To group watersheds by climate, we extracted coordinates directly from the publications when reported, or found coordinates via Google Maps that correspond to the reported location. These coordinates were run through an interactive climate analysis web platform (Zepner et al., 2021) to classify sites based on the Köppen-Geiger climate classification systems (Fig. S2). Collectively, the sites in this study represented eight unique climate guilds: Mediterranean, subarctic, warm-humid, warm-mediterranean, hot-mediterranean, subtropical highland, humid subtropical, and cold semi-arid (Dsb, Dfc, Dfb, Csb, Csa, Cfb, Cfa, BSk). Finally, geospatial variables for each site were extracted primarily from the Environmental Protection Agency StreamCat Dataset (Hill et al., 2016) and NHDPlusV2.1 using a custom R script (Willi & Ross, 2023). Land use/land cover data for all the sites were extracted from StreamCat, while catchment area and slope were extracted via NHDPlusV2.1 with the R package ‘nhdplusTools’ (Blodgett & Johnson, J. M., 2022).

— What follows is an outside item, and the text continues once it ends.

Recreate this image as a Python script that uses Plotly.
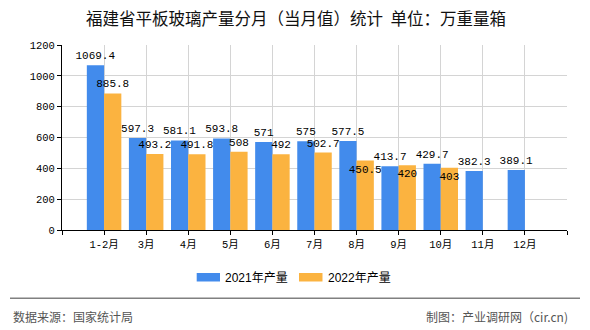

Data reporting standards across studies were highly variable. Some studies reported data on weekly or monthly scales, while others were taken seasonally or annually. Rarely (1 out of 18 studies), were samples taken daily. To achieve a time-series of daily stream concentrations, we used the Zoo R package (Zeileis et al., 2023) to interpolate stream concentrations between discrete sampling periods within each publication. We set a gap-fill limit of 50 days to reduce the amount of uncertainty in the interpolation process. This gap-fill limit eliminated much of the winter season.

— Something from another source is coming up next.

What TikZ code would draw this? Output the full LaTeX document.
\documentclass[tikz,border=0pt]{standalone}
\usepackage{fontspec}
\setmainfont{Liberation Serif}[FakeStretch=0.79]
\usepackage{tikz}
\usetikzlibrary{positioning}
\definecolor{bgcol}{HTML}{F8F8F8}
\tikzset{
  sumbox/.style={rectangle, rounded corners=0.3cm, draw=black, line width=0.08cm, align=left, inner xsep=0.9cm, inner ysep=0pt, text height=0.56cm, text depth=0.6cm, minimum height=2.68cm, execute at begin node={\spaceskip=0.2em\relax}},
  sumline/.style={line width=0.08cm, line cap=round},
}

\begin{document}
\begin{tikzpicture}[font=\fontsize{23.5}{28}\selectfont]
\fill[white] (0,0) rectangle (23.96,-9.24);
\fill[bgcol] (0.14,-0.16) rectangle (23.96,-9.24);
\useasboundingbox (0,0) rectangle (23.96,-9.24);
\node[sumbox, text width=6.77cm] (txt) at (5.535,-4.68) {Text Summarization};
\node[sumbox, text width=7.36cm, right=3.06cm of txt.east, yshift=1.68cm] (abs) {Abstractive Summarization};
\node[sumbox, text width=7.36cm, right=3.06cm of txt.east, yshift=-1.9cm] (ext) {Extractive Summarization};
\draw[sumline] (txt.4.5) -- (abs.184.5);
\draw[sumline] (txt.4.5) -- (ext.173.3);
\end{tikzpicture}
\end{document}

In most cases, relevant discharge information was not available to calculate flux or yield estimates. This was in part due to lack of discharge information presented in the publication. Often site locations were not within reasonable proximity to known gauge stations. Therefore, due to the limited discharge data available across studies, we generated a pseudo yield metric to facilitate intercomparisons across watersheds of different sizes by normalizing nitrate and DOC concentrations to watershed area and aggregating these by year:
\begin{equation} \frac{\text{mg}\ \text{NO}_{3}^{-}-N}{L{\bullet\text{km}}^{2}\bullet\text{yr}}\nonumber \\ \end{equation}
OR
\begin{equation} \frac{\text{mg}\ \text{DOC}-C}{L{\bullet\text{km}}^{2}\bullet\text{yr}}\nonumber \\ \end{equation}
where mg/L is milligrams of analyte per liter normalized to either mass of nitrogen (nitrate) or carbon (DOC), km2 is watershed area, and yr is year.